Companies are increasingly bringing out tests that claim to diagnose up to hundreds of food intolerances at once but these are testing for raised levels of a substance called immunoglobin G (IgG), and there is no scientific evidence that levels of IgG increase after eating foods we are sensitive to. Levels can simply be high if it is a food we frequently eat and this does not mean we need to avoid it if we are having no symptoms! These tests can lead to misdiagnoses and unnecessarily restrictive diets, which can be harmful in the long term both in terms of our relationship with food and in terms of ensuring we get enough vitamins and minerals from our diet. 



Food allergies are lifelong conditions usually with no cure, but some babies and children do grow out of allergies over time. Where an allergy is really severe, you can be ‘desensitised’ to the allergen where you are exposed to it in very small amounts in a controlled environment by a medical professional. Otherwise, the only way to manage it is to avoid the allergen food for life.
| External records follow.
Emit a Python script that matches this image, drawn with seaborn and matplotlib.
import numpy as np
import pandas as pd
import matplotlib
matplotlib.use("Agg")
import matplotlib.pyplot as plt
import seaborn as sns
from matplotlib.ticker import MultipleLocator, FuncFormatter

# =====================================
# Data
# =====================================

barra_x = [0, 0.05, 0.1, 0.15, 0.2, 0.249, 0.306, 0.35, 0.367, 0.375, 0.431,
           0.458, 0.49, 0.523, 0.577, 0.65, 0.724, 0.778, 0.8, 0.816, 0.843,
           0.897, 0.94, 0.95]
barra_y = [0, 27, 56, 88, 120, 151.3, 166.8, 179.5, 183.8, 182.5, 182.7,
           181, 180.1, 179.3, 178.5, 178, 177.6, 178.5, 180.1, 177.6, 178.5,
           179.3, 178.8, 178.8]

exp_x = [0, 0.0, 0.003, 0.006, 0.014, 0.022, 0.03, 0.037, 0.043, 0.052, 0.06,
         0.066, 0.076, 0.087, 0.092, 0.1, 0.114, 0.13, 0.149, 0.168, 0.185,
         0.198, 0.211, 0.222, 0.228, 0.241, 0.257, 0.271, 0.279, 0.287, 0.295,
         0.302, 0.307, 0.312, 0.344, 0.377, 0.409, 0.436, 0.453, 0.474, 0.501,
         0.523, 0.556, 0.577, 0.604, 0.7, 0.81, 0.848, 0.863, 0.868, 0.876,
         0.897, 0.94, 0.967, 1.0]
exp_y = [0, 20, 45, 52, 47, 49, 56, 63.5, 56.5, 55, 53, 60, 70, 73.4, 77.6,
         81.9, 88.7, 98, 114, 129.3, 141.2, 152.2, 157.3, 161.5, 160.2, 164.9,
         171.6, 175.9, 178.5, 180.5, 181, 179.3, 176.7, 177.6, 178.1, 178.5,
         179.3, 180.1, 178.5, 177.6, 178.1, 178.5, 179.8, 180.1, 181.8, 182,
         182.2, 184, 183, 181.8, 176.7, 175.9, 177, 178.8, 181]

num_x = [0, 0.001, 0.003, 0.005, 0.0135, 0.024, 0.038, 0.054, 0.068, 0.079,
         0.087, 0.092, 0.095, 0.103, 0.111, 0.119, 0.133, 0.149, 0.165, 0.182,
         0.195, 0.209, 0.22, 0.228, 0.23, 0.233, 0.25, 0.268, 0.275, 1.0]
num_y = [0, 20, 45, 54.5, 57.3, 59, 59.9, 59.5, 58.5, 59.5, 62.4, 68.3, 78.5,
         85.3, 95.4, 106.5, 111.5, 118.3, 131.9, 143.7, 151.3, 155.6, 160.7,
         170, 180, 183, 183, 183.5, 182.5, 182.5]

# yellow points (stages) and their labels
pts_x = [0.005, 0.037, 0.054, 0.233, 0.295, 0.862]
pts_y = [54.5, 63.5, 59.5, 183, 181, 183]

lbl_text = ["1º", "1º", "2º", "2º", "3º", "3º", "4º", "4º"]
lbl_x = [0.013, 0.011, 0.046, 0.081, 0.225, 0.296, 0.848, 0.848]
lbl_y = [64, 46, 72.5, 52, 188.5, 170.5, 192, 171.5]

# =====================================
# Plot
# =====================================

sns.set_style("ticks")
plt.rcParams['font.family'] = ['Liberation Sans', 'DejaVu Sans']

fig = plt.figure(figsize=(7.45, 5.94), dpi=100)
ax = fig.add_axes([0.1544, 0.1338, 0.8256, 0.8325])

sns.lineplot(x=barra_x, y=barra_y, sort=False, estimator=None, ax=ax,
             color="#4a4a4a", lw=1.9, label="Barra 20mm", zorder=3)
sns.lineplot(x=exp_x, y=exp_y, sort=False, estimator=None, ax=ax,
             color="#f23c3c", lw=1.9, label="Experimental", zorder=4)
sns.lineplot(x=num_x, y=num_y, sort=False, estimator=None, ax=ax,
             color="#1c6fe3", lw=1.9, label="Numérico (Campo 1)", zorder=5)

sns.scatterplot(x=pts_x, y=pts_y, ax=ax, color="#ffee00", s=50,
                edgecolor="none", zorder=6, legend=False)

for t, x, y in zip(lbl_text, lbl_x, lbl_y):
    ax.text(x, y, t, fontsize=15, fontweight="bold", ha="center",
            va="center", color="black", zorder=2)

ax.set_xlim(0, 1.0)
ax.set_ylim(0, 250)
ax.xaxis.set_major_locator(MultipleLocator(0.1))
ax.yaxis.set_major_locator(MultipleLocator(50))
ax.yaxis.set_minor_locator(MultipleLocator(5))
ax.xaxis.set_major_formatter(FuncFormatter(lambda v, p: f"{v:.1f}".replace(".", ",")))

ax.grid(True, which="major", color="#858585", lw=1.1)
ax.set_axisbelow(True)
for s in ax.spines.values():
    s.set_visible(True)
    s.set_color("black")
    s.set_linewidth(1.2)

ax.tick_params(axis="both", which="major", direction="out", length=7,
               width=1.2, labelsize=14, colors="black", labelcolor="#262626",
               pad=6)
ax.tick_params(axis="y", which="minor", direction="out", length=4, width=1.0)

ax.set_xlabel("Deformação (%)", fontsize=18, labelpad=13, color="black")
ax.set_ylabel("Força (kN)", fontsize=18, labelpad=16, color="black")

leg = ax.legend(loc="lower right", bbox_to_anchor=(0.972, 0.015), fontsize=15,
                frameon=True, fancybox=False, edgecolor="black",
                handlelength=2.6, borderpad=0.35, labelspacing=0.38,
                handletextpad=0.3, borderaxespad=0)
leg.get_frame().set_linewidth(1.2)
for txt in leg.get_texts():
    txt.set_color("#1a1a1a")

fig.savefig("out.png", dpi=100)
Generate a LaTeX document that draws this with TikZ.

With food sensitivities, where gut health is implicated in the cause, such as with IBS or other FGIDs, it can sometimes be the case that these food sensitivities can change depending on the balance of bacteria in our microbiomes. Where there is an imbalance, known as dysbiosis, symptoms can be worse and conversely, if our gut health improves, some people find so do their food sensitivities. It is sometimes the case that supplementing with digestive enzymes can help our bodies digest foods we would otherwise struggle to. This is not always the case however, and some food sensitivities are lifelong with no other treatment than to avoid the food for life. 



Food allergies and sensitivities are often confused, but the body’s reaction to each differs significantly as do the levels of danger they both pose to our health.  

Food allergies are very serious and can be life-threatening unlike food sensitivities, but both can lead to a significant impact on quality of life so it can be important to get to the bottom of these with the help of a health professional rather than trying to self-manage.